Au cours de mes deux première années à l’ISFM, nous avons pu réunir une équipe compétente et engagée de médecins disposant de compétences supplémentaires en formation médicale et titulaires pour la plupart d’un master en éducation médicale. Ces personnes soutiennent l’ISFM avec enthousiasme dans cette réforme, interviennent en qualité d’instructeurs dans les cours Teach the teachers, sont membres de la commission EPA et épaulent les sociétés de discipline médicale dans le développement des Entrustable Professional Activities (EPA) en rédigeant des concepts et des manuels pour leur utilisation dans les établissements de formation ou en élaborant des critères en vue de la création d’une application électronique qui permettra d’effectuer des évaluations sur la base des EPA. Ces démarches ont déjà portées leurs premiers fruits: 23 des 45 sociétés de discipline médicale collaborent déjà avec l’ISFM pour développer leurs propres programmes de formation basée sur les compétences au moyen des EPA. La Société suisse de cardiologie a accompagné l’introduction de «ses» EPA dans cinq grands établissements de formation. La plupart des sociétés chirurgicales ont développé le Core Surgical Curriculum, un programme de formation basé sur les compétences qui définit les contenus enseignés lors des deux premières années de formation postgraduée en chirurgie. Enfin, nous pouvons compter sur le soutien des plus grands experts mondiaux de la question, le Canadien Jason R. Frank et le Néerlandais Olle ten Cate qui, en tant que membres d’un comité consultatif international, ont accepté d’accompagner ce projet d’envergure.

Réforme au long cours

Une réforme aussi fondamentale implique non seulement de changer le système, mais aussi de changer de culture quant à la manière dont la formation postgraduée est appréhendée, dispensée et évaluée dans les hôpitaux et les établissements de formation ambulatoires. La formation doit se voir accorder une place plus importante dans l’ensemble du système de santé et pas uniquement au niveau les professions médicales. Mais tout changement prend du temps et nous ne sommes qu’au début d’un marathon. La différence avec le coureur solitaire, c’est que nous n’atteindrons notre objectif qu’en équipe, en joignant nos forces. Nous avons relevé le défi et je me réjouis des étapes qu’il reste à parcourir.
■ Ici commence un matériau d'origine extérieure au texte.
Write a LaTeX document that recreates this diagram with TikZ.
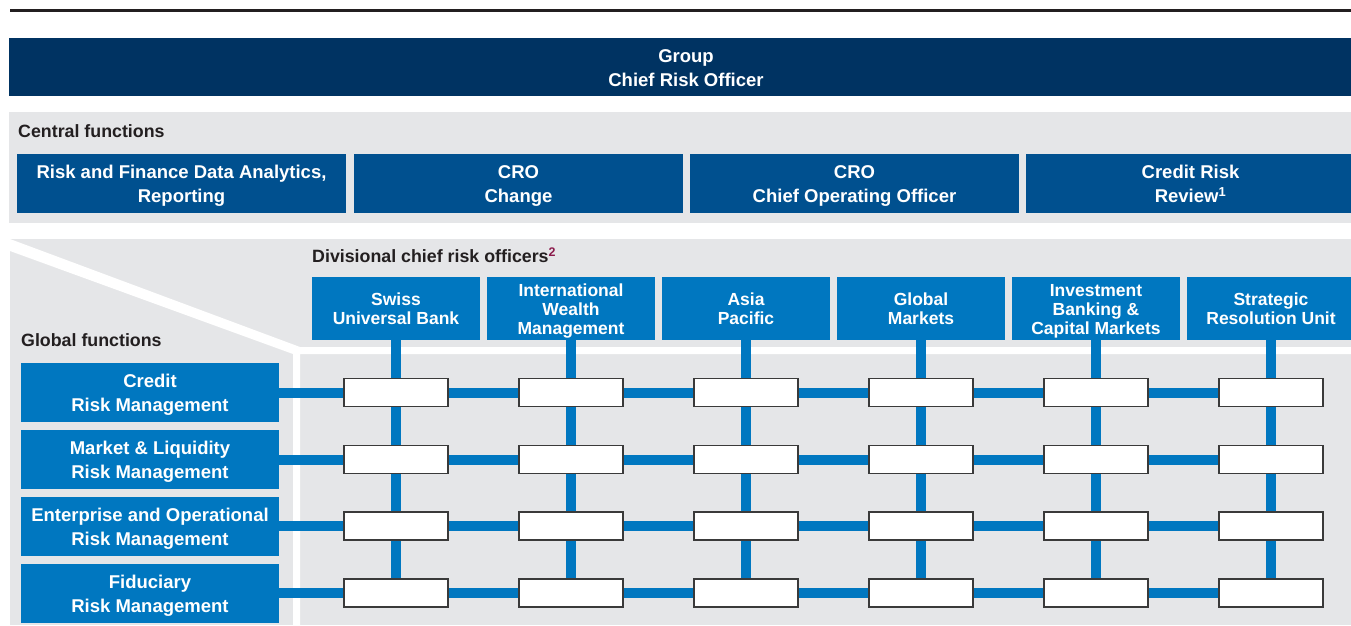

1 Flexner, A., The American college: A criticism. Century Company: 1908.
2 Flexner, A., The Flexner Report. Medica/Education in the United States and Canada: The Carnegie Foundation for the Advancement of Teaching, Science and Health Publications Inc 1910.
3 McGaghie, W. C., Competency-Based Curriculum Development in Medical Education. An Introduction. No. 68. World Health Organisation WHO Public Health Papers 1978, 68.
4 Swing, S. R., The ACGME outcome project: retrospective and prospective. Medical Teacher 2007, 29 (7), 648-654.
5 Frank, J. E. The CanMEDS 2005 physician competency framework. Better standards. Better physicians. Better care.; The Royal College of Physicians and Surgeons of Canada.: Ottawa, 2005.
6 Rychen, D. S., Key competencies: Overall goals for competence development: An international and interdisciplinary perspective. In International handbook of education for the changing world of work, Springer: 2009; pp 2571-2583.